If you open Chapter 8, page 65. The instinct is subconscient, intuition is superconscious. "The master-word of the subconscient is Life, the master-word of the superconscient is Light. In the subconscient knowledge or consciousness is involved in action, for action is the essence of Life. [Action is predominant.] In the superconscient action re-enters into Light and no longer contains involved knowledge but is itself contained in a supreme consciousness. Intuitional knowledge is that which is common between them and the foundation of intuitional knowledge is conscious or effective identity between that which knows and that which is known; it is that state of common self-existence in which the knower and the known are one through knowledge. But in the subconscient the intuition manifests itself in the action, in effectivity, and the knowledge or conscious identity is either entirely or more or less concealed in the action. In the superconscient, on the contrary, Light being the law and the principle, the intuition manifests itself in its true nature as knowledge emerging out of conscious identity, and effectivity of action is rather the accompaniment or necessary consequent and no longer masks as the primary fact."

Sri Aurobindo distinguishes between instinct and intuition. Both are actually the same. When intuition manifests itself in life it is instinct. When intuition manifests itself in something higher in you it is intuition, it is luminous it is light principle.

In the lower, it manifests mainly as activity, as action - awareness is very subordinate. In the intuition proper knowledge or light is predominant - action is subordinate. Basically it is the same force. If you put it below your carpet it is instinct, if you put it above your carpet it is intuition. The carpet is only reason. Above the carpet is intuitive light. Below the carpet is instinctive light. In between is the carpet that is what we call reason.

Sri Aurobindo wants to prove now the theme at all the three levels: instinctively proved, rationally proved, intuitively proved. For all the three accounts you have complete proofs. Sri Aurobindo says, this eternal paradox and eternal truth is justified on the level of deliberate reason, on the level of instinct and also on the level of intuition. So whichever way you try to find out the truth - this is the truth that you find.

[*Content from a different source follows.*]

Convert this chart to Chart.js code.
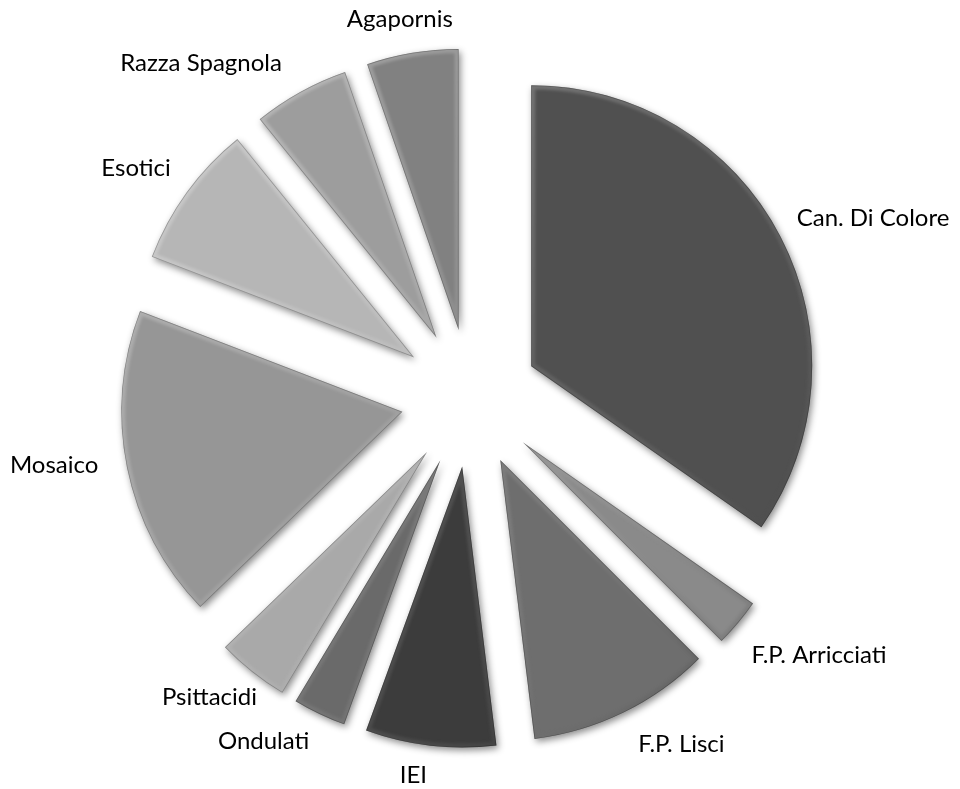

This is one of the important elements of The Life Divine. Throughout the whole book Sri Aurobindo will prove whatever he wants to prove on three levels: on the level of deliberate reason, on the level of instinct, on the level of intuition. It is a triple proof all the time. Therefore The Life Divine gives you complete satisfaction. All the three elements are satisfied: it is rational satisfaction, instinctive satisfaction, intuitive satisfaction. That is the mark of the truth. When the truth is really true on all the three planes it is justified. With this argument Sri Aurobindo has completely proved on all these levels the human aspiration for a Divine Life. Now the rest of the chapter is only further comments.

"Thus the eternal paradox and eternal truth of a divine life in an animal body, an immortal aspiration or reality inhabiting a mortal tenement, a single and universal consciousness representing itself in limited minds and divided egos, a transcendent, indefinable, timeless and spaceless Being who alone renders time and space and cosmos possible, and in all these the higher truth realisable by the lower term, justify themselves to the deliberate reason as well as to the persistent instinct or intuition of mankind."

This is the conclusion the rest is peripheral.